Prices create harmony. They settle what would otherwise be disputes between buyers and sellers. They adjudicate. They create information and encourage people to use that information in ways that could never be done by a human settler of disputes, a graphite czar.
I thank Josh Hill for drawing the diagrams. Any errors are mine. Here is some additional reading for the interested reader:
The Price of Everything: A Parable of Possibility and Prosperity by Russell Roberts
“The Use of Knowledge in Society,” by Friedrich A. Hayek.
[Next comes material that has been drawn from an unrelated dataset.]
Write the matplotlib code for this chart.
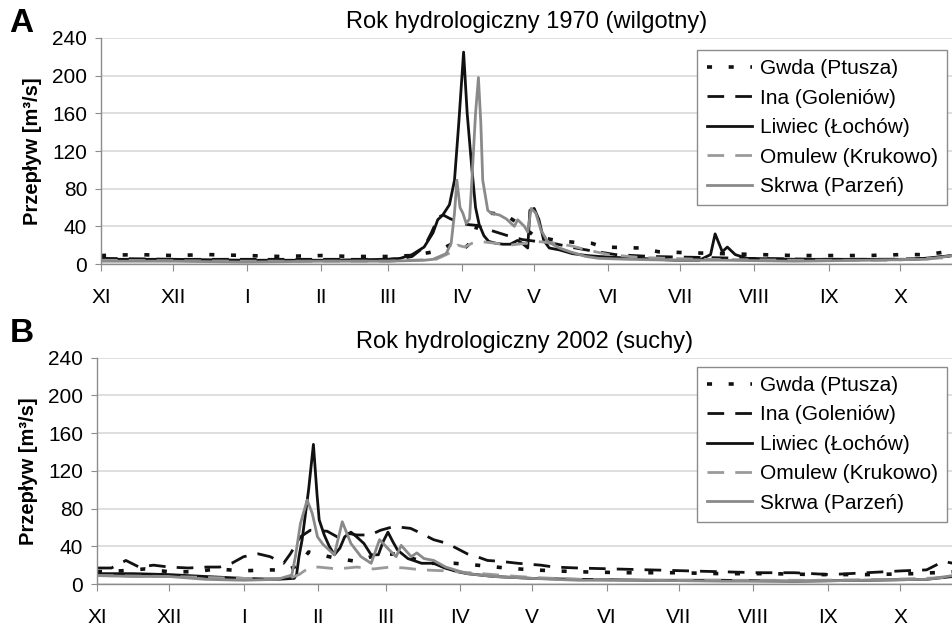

American Economic Review, XXXV, No. 4; September, 1945.
“I, Pencil,” by Leonard Read
“A Marvel of Cooperation: How Order Emerges Without a Conscious Planner,” by Russell Roberts at the Library of Economics and Liberty
Some questions to test your knowledge:
1. True, false, or uncertain: If carmakers find that cotton balls work better than graphite in brake linings and stop buying graphite, then the demand for graphite by pencil makers will increase.
2. True, false, or uncertain: If carmakers find that cotton balls work better than graphite in brake linings and stop buying graphite, then the price of tennis racquets will go down.
3. How do prices coordinate knowledge that is dispersed among producers and consumers?
4. How do prices produce harmony among competing demands for products?
5. There are many suppliers of graphite around the world, No one is in charge of the overall supply. So who decides how much extra graphite in total should be dug out of the ground when a new use for graphite is discovered by the auto industry?
6. Graphite comes from many places around the world. Suppose a new mine is discovered in Sri Lanka. How does this affect the users of graphite?